Here at HubSpot we often recommend using your corporate blog to answer questions for your customers. Lately we’ve been taking our own advice and using the HubSpot Inbound Marketing Blog to address questions that people ask when they call in to HubSpot’s Sales and Service representatives.
Today’s question: What is CSS?
This is one we get a lot. It’s one of those things where a lot of people have heard the initials but most don’t know what they stand for. Out of the 7 billion people on the planet, we’re guessing that 6.999 billion don’t know what CSS is.
Once you do know what CSS is, you may discover that you actually don’t need to know what it is, because you’ll never have to deal with it -- you have designers or agencies that are handling your CSS needs. But we get it. You’re curious. Knowledge is power. And it's good to be well versed in the language your designers and agencies use. So here goes.
What is CSS?
CSS stands for Cascading Style Sheets. Basically, CSS is a language that manages the design and presentation of web pages -- the way things look. It works together with HTML, or HyperText Markup Language, which handles the content of web pages.
With CSS you can create rules to tell your website how you want it to display information. And you can keep the commands for the style stuff -- fonts, colors, and so on -- separate from the commands for the content.
They’re called “cascading” because you can have multiple style sheets, with one style sheet inheriting properties (or “cascading”) from others.
For a lot of people a plain old blog template is good enough. It’s only when you want to start customizing the look of a site that you need to delve into CSS.
Three Style Sheets
There are three kinds of CSS style sheets: external, internal, and inline.
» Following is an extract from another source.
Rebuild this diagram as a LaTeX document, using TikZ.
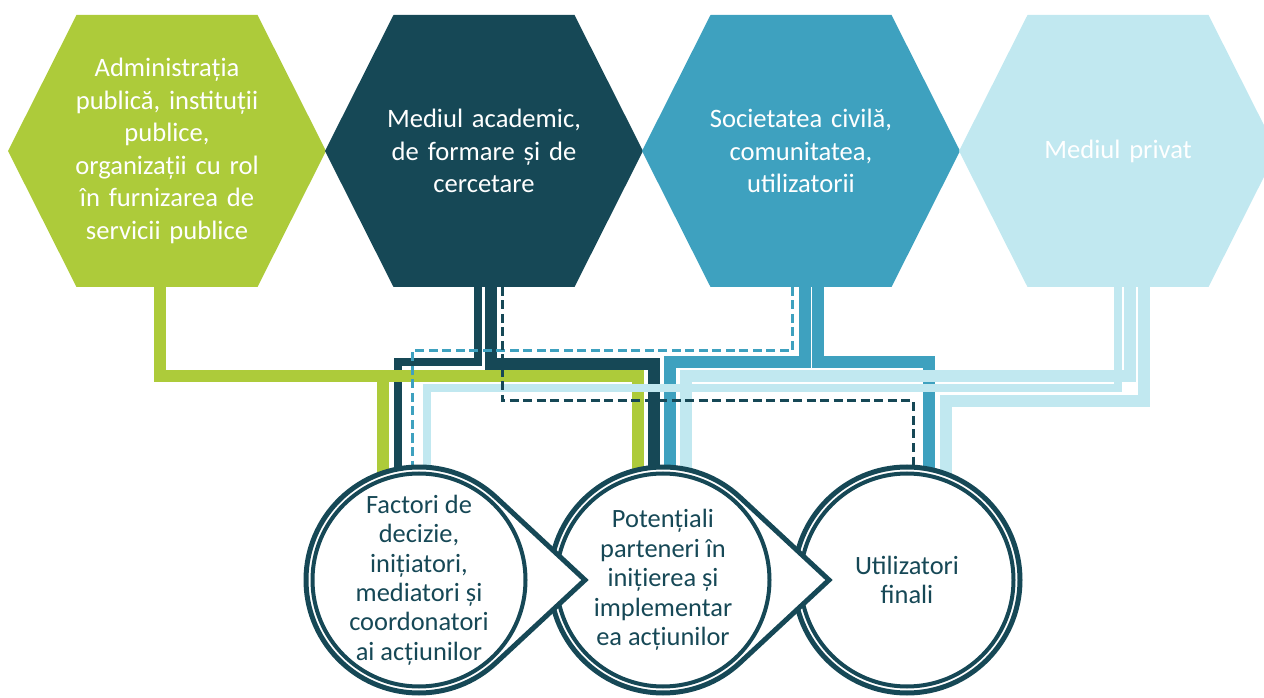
\documentclass[tikz,border=0pt]{standalone}
\usepackage{fontspec}
\setmainfont{Carlito}
\usetikzlibrary{calc}
\pgfdeclarelayer{background}
\pgfsetlayers{background,main}
\definecolor{leaf}{RGB}{173,203,58}
\definecolor{deep}{RGB}{22,72,86}
\definecolor{sea}{RGB}{62,161,191}
\definecolor{pale}{RGB}{193,232,240}

\begin{document}
\begin{tikzpicture}[x=0.5pt,y=0.5pt,
  hexnode/.style={text width=115pt,inner sep=0pt,outer sep=0pt,align=center,text=white,font=\fontsize{13.3}{16.3}\selectfont},
  stage/.style={circle,draw=deep,line width=2pt,fill=white,minimum size=106.5pt,inner sep=-8pt,outer sep=0pt,align=center,text=deep,font=\fontsize{13.2}{14.7}\selectfont},
  rim/.style={draw=deep,line width=2.5pt,fill=white},
  wire/.style={line width=5.75pt},
  fine/.style={line width=4pt},
  dashline/.style={line width=1.5pt,dash pattern=on 4.5pt off 2.25pt}]
\useasboundingbox (0,0) rectangle (1264,697);

\node[hexnode] (adm) at (167,546) {Administrația\\publică, instituții\\publice,\\organizații cu rol\\în furnizarea de\\servicii publice};
\node[hexnode] (acad) at (484,546) {Mediul academic,\\de formare și de\\cercetare};
\node[hexnode] (soc) at (801,546) {Societatea civilă,\\comunitatea,\\utilizatorii};
\node[hexnode] (priv) at (1118,546) {Mediul privat};

\filldraw[rim] (907,117) circle[radius=113];
\node[stage] (util) at (907,117) {Utilizatori\\finali};
\filldraw[rim] (663,117) ++(47:113) arc[start angle=47,end angle=313,radius=113] -- (829,117) -- cycle;
\node[stage] (part) at (663,117) {Potențiali\\parteneri în\\inițierea și\\implementar\\ea acțiunilor};
\filldraw[rim] (419,117) ++(47:113) arc[start angle=47,end angle=313,radius=113] -- (585,117) -- cycle;
\node[stage] (fact) at (419,117) {Factori de\\decizie,\\inițiatori,\\mediatori și\\coordonatori\\ai acțiunilor};

\begin{pgfonlayer}{background}
\foreach \h/\c in {adm/leaf,acad/deep,soc/sea,priv/pale}
  \fill[\c] ($(\h)+(-90.5,136)$) -- ($(\h)+(90.5,136)$) -- ($(\h)+(159,0)$) -- ($(\h)+(90.5,-136)$) -- ($(\h)+(-90.5,-136)$) -- ($(\h)+(-159,0)$) -- cycle;
\draw[wire,deep] ($(acad)+(7,-136)$) -- ++(0,-77) -| ($(part.north)+(-9,0)$);
\draw[fine,deep] ($(acad)+(-6,-136)$) -- ++(0,-75) -| ($(fact.north)+(-21,0)$);
\draw[wire,sea] ($(soc)+(4,-136)$) -- ++(0,-75) -| ($(part.north)+(7,0)$);
\draw[wire,sea] ($(soc)+(17,-136)$) -- ++(0,-75) -| ($(util.north)+(22,0)$);
\draw[wire,leaf] ($(adm)+(-7,-136)$) -- ++(0,-89) -| ($(fact.north)+(-36,0)$);
\draw[wire,leaf] ($(adm)+(-7,-136)$) -- ++(0,-89) -| ($(part.north)+(-25,0)$);
\draw[fine,pale] ($(priv)+(0,-136)$) -- ++(0,-101) -| ($(fact.north)+(8,0)$);
\draw[wire,pale] ($(priv)+(12,-136)$) -- ++(0,-89) -| ($(part.north)+(23,0)$);
\draw[wire,pale] ($(priv)+(26,-136)$) -- ++(0,-114) -| ($(util.north)+(39,0)$);
\draw[dashline,sea] ($(soc)+(-9,-136)$) -- ++(0,-64) -| ($(fact.north)+(-7,0)$);
\draw[dashline,deep] ($(acad)+(18,-136)$) -- ++(0,-114) -| ($(util.north)+(6,0)$);
\end{pgfonlayer}
\end{tikzpicture}
\end{document}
External styles control how things look across many pages on a website.
Internal styles control the look of just one page.
Inline styles control just one element of a single page, even just a single word.
For more info on how these style sheets work together or “cascade” into one another, see this great tutorial from HubSpot.
Put simply, you can use multiple style sheets, and they will know how to defer to one another. Basically, inline overrides internal, and internal overrides external.
According to this CSS tutorial, you’re better off relying mostly on external styles, and avoiding the one-off stuff as much as possible.
You write out CSS commands and create a style sheet using a text editor. Then you link that style sheet to your HTML, and, voila, your site will now obey the rules you’ve set forth in the CSS style sheet.
There’s a lot more to CSS than what can be covered in a blog post. For example, as with any language, there’s a syntax that you have to learn, and we can’t cover that here. But if you're itching to get started ...
Just Enough to Be Dangerous
CSS code looks kind of weird at first glance. To give you an idea what it looks like, we've cribbed an example from a Mashable article on CSS. Take a look:
a:link {color:red;}
a:visited {color:purple;}
Translation: an unvisited link will appear in red, and a link that's been visited will be purple.
But it's not as techie as it seems. And again, a lot of people don’t ever need to touch CSS. However, if you do want to do some customization, you’ll need to come up to speed on CSS. If so, your best bet is to buy a book like this one to get caught up to speed, and then -- just start hacking away. The more you practice, the better and more fluent you'll be.